Activation of Akt signaling in prostate induces a TGFβ-mediated restraint on cancer progression and metastasis.

PMID 23995785


Mutations in the PTEN tumor suppressor gene are found in a high proportion of human prostate cancers, and in mice, Pten deletion induces high-grade prostate intraepithelial neoplasia (HGPIN). However, progression from HGPIN to invasive cancer occurs slowly, suggesting that tumorigenesis is subject to restraint. We show that Pten deletion, or constitutive activation of the downstream kinase AKT, activates the transforming growth factor (TGF)β pathway in prostate epithelial cells. TGFβ signaling is known to have a tumor suppressive role in many cancer types, and reduced expression of TGFβ receptors correlates with advanced human prostate cancer. We demonstrate that in combination either with loss of Pten or expression of constitutively active AKT1, inactivation of TGFβ signaling by deletion of the TGFβ type II receptor gene relieves a restraint on tumorigenesis.
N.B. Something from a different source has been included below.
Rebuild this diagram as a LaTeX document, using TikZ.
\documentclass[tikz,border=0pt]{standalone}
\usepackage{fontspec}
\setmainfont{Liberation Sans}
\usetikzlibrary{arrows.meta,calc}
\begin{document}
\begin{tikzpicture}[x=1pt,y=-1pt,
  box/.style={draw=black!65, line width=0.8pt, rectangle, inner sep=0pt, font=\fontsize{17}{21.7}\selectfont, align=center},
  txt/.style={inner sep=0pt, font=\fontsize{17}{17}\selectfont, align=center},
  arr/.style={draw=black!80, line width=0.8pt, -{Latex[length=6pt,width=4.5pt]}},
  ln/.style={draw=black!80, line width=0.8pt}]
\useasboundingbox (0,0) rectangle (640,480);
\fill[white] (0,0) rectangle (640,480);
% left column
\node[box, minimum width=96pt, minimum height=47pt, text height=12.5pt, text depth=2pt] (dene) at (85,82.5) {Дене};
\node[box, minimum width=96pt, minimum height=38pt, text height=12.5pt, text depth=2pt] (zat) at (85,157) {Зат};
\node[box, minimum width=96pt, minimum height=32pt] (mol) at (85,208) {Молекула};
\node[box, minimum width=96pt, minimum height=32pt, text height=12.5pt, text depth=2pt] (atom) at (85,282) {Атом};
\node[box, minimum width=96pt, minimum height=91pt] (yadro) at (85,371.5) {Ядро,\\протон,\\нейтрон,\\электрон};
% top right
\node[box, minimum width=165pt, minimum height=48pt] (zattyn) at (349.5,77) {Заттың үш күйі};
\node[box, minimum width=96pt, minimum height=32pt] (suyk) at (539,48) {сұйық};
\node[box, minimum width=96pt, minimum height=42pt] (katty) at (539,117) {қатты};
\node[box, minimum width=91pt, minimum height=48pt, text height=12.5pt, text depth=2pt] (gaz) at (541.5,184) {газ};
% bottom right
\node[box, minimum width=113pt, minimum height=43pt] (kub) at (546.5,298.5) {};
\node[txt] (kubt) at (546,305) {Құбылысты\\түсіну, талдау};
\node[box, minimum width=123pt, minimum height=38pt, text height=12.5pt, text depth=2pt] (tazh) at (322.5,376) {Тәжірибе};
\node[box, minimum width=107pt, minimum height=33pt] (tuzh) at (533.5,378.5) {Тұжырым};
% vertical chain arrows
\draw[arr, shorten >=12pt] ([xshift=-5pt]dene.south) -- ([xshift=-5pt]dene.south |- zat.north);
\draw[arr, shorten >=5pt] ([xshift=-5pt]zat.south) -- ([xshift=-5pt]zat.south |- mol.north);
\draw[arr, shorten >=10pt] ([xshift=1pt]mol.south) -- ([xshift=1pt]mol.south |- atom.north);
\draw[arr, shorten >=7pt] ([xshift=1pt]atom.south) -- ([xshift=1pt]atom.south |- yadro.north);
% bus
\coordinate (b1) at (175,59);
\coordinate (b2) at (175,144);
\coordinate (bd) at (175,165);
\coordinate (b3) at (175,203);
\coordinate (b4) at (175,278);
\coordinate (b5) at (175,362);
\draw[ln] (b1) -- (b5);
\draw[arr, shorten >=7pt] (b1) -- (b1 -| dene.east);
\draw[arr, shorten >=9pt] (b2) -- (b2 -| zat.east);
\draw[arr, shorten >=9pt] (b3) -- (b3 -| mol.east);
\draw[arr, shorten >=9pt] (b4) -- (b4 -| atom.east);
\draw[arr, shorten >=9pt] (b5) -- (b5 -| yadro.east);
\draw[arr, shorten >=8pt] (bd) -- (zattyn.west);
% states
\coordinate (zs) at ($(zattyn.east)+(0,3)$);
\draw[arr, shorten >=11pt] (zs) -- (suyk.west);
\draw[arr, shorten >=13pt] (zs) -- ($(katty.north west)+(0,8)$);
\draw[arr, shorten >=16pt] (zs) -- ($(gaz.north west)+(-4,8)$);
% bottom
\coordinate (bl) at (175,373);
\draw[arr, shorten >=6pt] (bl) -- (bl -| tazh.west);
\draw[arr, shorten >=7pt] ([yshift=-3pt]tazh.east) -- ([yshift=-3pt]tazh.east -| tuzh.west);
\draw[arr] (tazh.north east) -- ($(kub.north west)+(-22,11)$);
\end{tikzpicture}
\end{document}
This results in rapid progession to lethal prostate cancer, including metastasis to lymph node and lung. In prostate epithelium, inactivation of TGFβ signaling alone is insufficient to initiate tumorigenesis, but greatly accelerates cancer progression. The activation of TGFβ signaling by Pten loss or AKT activation suggests that the same signaling events that have key roles in tumor initiation also induce the activity of a pathway that restrains disease progression.